Goal:
Output the entries word for word. Omit images.
--- START ---
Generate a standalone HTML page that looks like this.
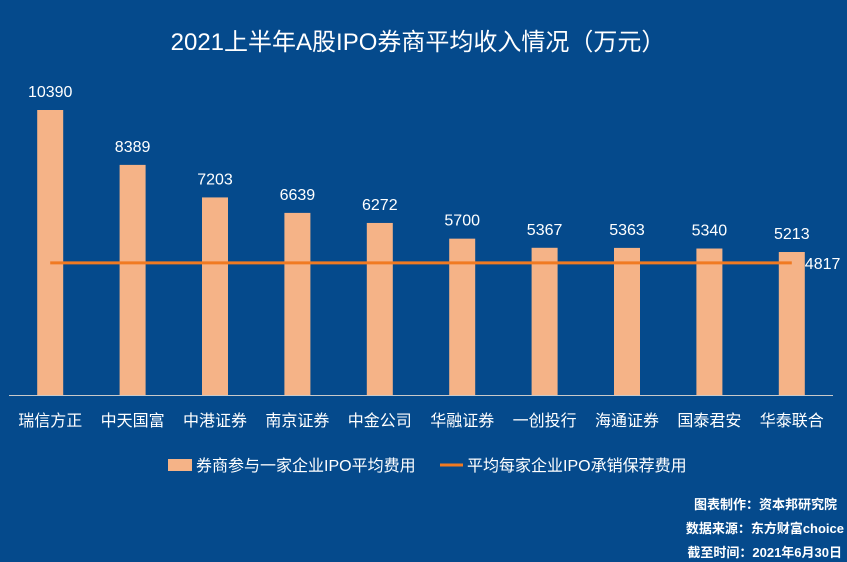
<!DOCTYPE html>
<html><head><meta charset="utf-8">
<style>
body{margin:0;width:847px;height:562px;background:#054A8C;overflow:hidden;font-family:"Liberation Sans","Noto Sans CJK SC",sans-serif;}
svg{display:block}
</style></head>
<body>
<svg width="847" height="562">
<text x="418" y="50" text-anchor="middle" fill="#fff" font-size="24">2021上半年A股IPO券商平均收入情况（万元）</text>
<line x1="9" y1="395.5" x2="833" y2="395.5" stroke="#c9c9c9" stroke-width="1"/>
<g id="bars"></g>
<g id="avg"></g>
<rect x="168" y="459" width="24" height="12" fill="#F5B387"/>
<text x="196" y="471" fill="#fff" font-size="16">券商参与一家企业IPO平均费用</text>
<line x1="440" y1="465" x2="463" y2="465" stroke="#F07A22" stroke-width="3"/>
<text x="467" y="471" fill="#fff" font-size="16">平均每家企业IPO承销保荐费用</text>
<g font-size="13" fill="#fff" text-anchor="end" font-weight="bold">
<text x="837" y="509">图表制作：资本邦研究院</text>
<text x="844" y="533">数据来源：东方财富choice</text>
<text x="842" y="557">截至时间：2021年6月30日</text>
</g>
</svg>
<script>
const categories=["瑞信方正","中天国富","中港证券","南京证券","中金公司","华融证券","一创投行","海通证券","国泰君安","华泰联合"];
const values=[10390,8389,7203,6639,6272,5700,5367,5363,5340,5213];
const avgValue=[4817];
const NS="http://www.w3.org/2000/svg";
const x0=9,step=82.4,base=395,k=285/10390,bw=26;
const xc=i=>x0+step*(i+0.5);
const y=v=>base-v*k;
const g=document.getElementById('bars');
function mk(t,a,p){const e=document.createElementNS(NS,t);for(const n in a)e.setAttribute(n,a[n]);p.appendChild(e);return e;}
categories.forEach((c,i)=>{
 const r=mk('rect',{x:xc(i)-bw/2,y:y(values[i]),width:bw,height:base-y(values[i]),fill:'#F5B387'},g);
 
 
 const t=mk('text',{x:xc(i),y:y(values[i])-13,'text-anchor':'middle',fill:'#fff','font-size':16},g);
 t.textContent=values[i];
 
 
 const l=mk('text',{x:xc(i),y:426,'text-anchor':'middle',fill:'#fff','font-size':16},g);
 l.textContent=c;
 
 
});
const a=document.getElementById('avg');
const ln=mk('line',{x1:xc(0),x2:xc(categories.length-1),y1:y(avgValue[0]),y2:y(avgValue[0]),stroke:'#F07A22','stroke-width':3},a);


const at=mk('text',{x:xc(categories.length-1)+13,y:y(avgValue[0])+6,fill:'#fff','font-size':16},a);
at.textContent=avgValue[0];


</script>
</body></html>
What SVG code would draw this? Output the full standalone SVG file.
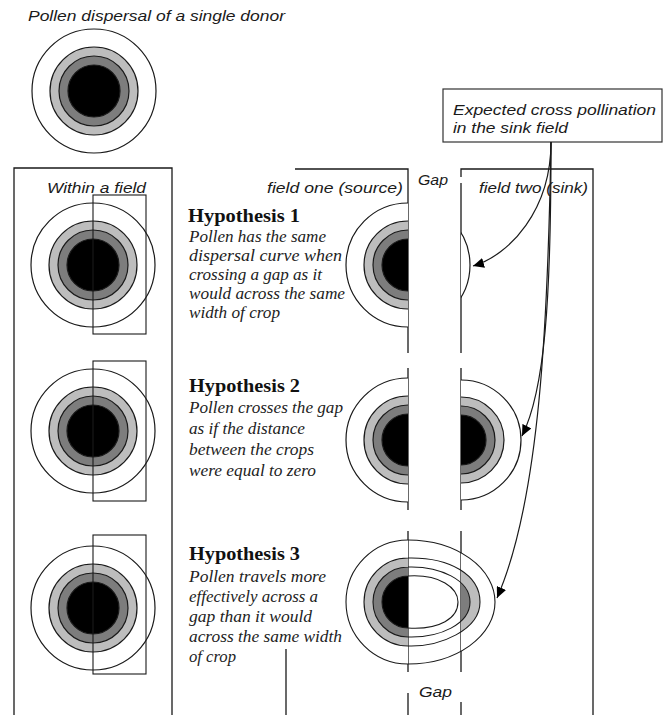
--- END ---
Exercise answer:
Generate a standalone HTML page that looks like this.
<!DOCTYPE html>
<html><head><meta charset="utf-8">
<style>
body{margin:0;width:847px;height:562px;background:#054A8C;overflow:hidden;font-family:"Liberation Sans","Noto Sans CJK SC",sans-serif;}
svg{display:block}
</style></head>
<body>
<svg width="847" height="562">
<text x="418" y="50" text-anchor="middle" fill="#fff" font-size="24">2021上半年A股IPO券商平均收入情况（万元）</text>
<line x1="9" y1="395.5" x2="833" y2="395.5" stroke="#c9c9c9" stroke-width="1"/>
<g id="bars"></g>
<g id="avg"></g>
<rect x="168" y="459" width="24" height="12" fill="#F5B387"/>
<text x="196" y="471" fill="#fff" font-size="16">券商参与一家企业IPO平均费用</text>
<line x1="440" y1="465" x2="463" y2="465" stroke="#F07A22" stroke-width="3"/>
<text x="467" y="471" fill="#fff" font-size="16">平均每家企业IPO承销保荐费用</text>
<g font-size="13" fill="#fff" text-anchor="end" font-weight="bold">
<text x="837" y="509">图表制作：资本邦研究院</text>
<text x="844" y="533">数据来源：东方财富choice</text>
<text x="842" y="557">截至时间：2021年6月30日</text>
</g>
</svg>
<script>
const categories=["瑞信方正","中天国富","中港证券","南京证券","中金公司","华融证券","一创投行","海通证券","国泰君安","华泰联合"];
const values=[10390,8389,7203,6639,6272,5700,5367,5363,5340,5213];
const avgValue=[4817];
const NS="http://www.w3.org/2000/svg";
const x0=9,step=82.4,base=395,k=285/10390,bw=26;
const xc=i=>x0+step*(i+0.5);
const y=v=>base-v*k;
const g=document.getElementById('bars');
function mk(t,a,p){const e=document.createElementNS(NS,t);for(const n in a)e.setAttribute(n,a[n]);p.appendChild(e);return e;}
categories.forEach((c,i)=>{
 const r=mk('rect',{x:xc(i)-bw/2,y:y(values[i]),width:bw,height:base-y(values[i]),fill:'#F5B387'},g);
 
 
 const t=mk('text',{x:xc(i),y:y(values[i])-13,'text-anchor':'middle',fill:'#fff','font-size':16},g);
 t.textContent=values[i];
 
 
 const l=mk('text',{x:xc(i),y:426,'text-anchor':'middle',fill:'#fff','font-size':16},g);
 l.textContent=c;
 
 
});
const a=document.getElementById('avg');
const ln=mk('line',{x1:xc(0),x2:xc(categories.length-1),y1:y(avgValue[0]),y2:y(avgValue[0]),stroke:'#F07A22','stroke-width':3},a);


const at=mk('text',{x:xc(categories.length-1)+13,y:y(avgValue[0])+6,fill:'#fff','font-size':16},a);
at.textContent=avgValue[0];


</script>
</body></html>
What SVG code would draw this? Output the full standalone SVG file.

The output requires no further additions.